I’m sensing a trend…an annoying one. Each time I bust through another “set of tens”, I go through a kind of post-euphoric depression when I hit the 8. For example, when I hit 359 I was elated…then I hit 358 and it seemed like forever to get to 357 and 356. Then I hit 355, smack dab in the middle of the tens, and I’m rejuvenated and ready to kick ass all the way through.
Now that I’ve hit 349, it’s happening again. I’m now 348 and I feel like my entire universe is dragging through six feet of thick mud. With such a long road ahead of me before I reach my goal of 155 pounds, I know I need to come up with a plan on how to handle this better. If I continue to whip myself into a frenzy from *78 – *75 pounds it’s not going to take long before I get busted for kicking the crap out of the Little Debbie display at my local grocery store. (And now that the Bag Boy from Hell is back, I don’t need any more grocery store grief!)
I’m a battle-tested veteran of weight loss (and gain) and I can smell a burnout coming. I’ve had this exact feeling a million times before and I’ve always just thrust my chin in the air and forced myself to keep trudging on…fighting the brave fight…until I fall right on my ass. If I don’t come up with a plan, I’ll be back to driving through McDonald’s at lunch and grabbing greasy chips & fatty dip for the Rangers game. Within weeks, I’ll burn myself out in frustration over that little range of three pounds. Well, that ain’t gonna happen. Not this time.

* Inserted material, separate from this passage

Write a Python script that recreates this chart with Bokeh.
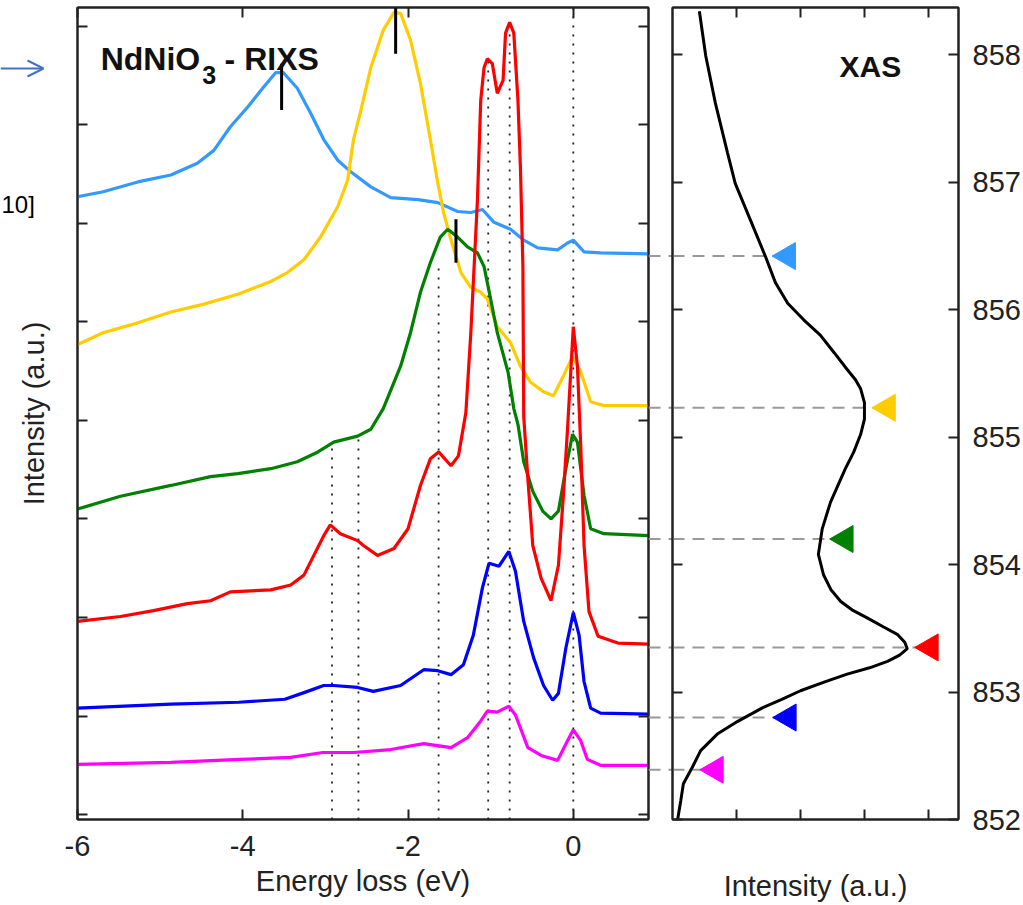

This little range of 3 pounds turns me into a spoiled brat. I suddenly forget about all the personal victories I’ve won up to this point and my morale turns completely negative. Yesterday was a real challenge for me. I woke up in a pissy mood, which was only made worse when I scuffed into the living room and found Hot Mess Hubby’s empty ice cream container. He’d gone to the store after I went to bed and had a little treat while I slept off my Ambien coma. This is perfectly within the rules of our household. Hubby is allowed to cheat on me with ice cream – I just don’t want to know about it. (Suddenly, my life sounds like a sleazy nighttime soap opera but you know what I mean.) He is supposed to hide the evidence and he didn’t…and when I saw the ice cream container, I felt a surge of excitement – just like I do when I walk by the bakery section and smell frosting. I could feel the sugar demons leaping underneath my skin. Just seeing that container made me want ice cream…so I went from pissy to pissy-er in 2 seconds.
Yesterday was hard. Certain people that I find generally annoying on a normal day seemed to have extra flair about them. Just looking at them pissed me off. I spent several hours wanting to eat the entire world. I forced myself to stay put, avoid all people and temptations, and tried to focus on what I know: I’ve lost 33 pounds. I gave up sugar, soda, and fast food. Little Debbie is no longer my best friend. My treadmill no longer gathers dust in a corner. I am not a 381 pound, size 32 person. I am getting healthier every day. I am getting stronger every day. I am a Hot Mess Bad Ass.
My day got better after a few hours. I went home and let the dogs pummel me with their giant paws until I felt my smile coming back. I took them in the backyard and watched them chase each other around the raised beds in our garden. I had to stop Dyson from stealing a tomato. Apparently I wasn’t the only one who wanted to eat everything yesterday.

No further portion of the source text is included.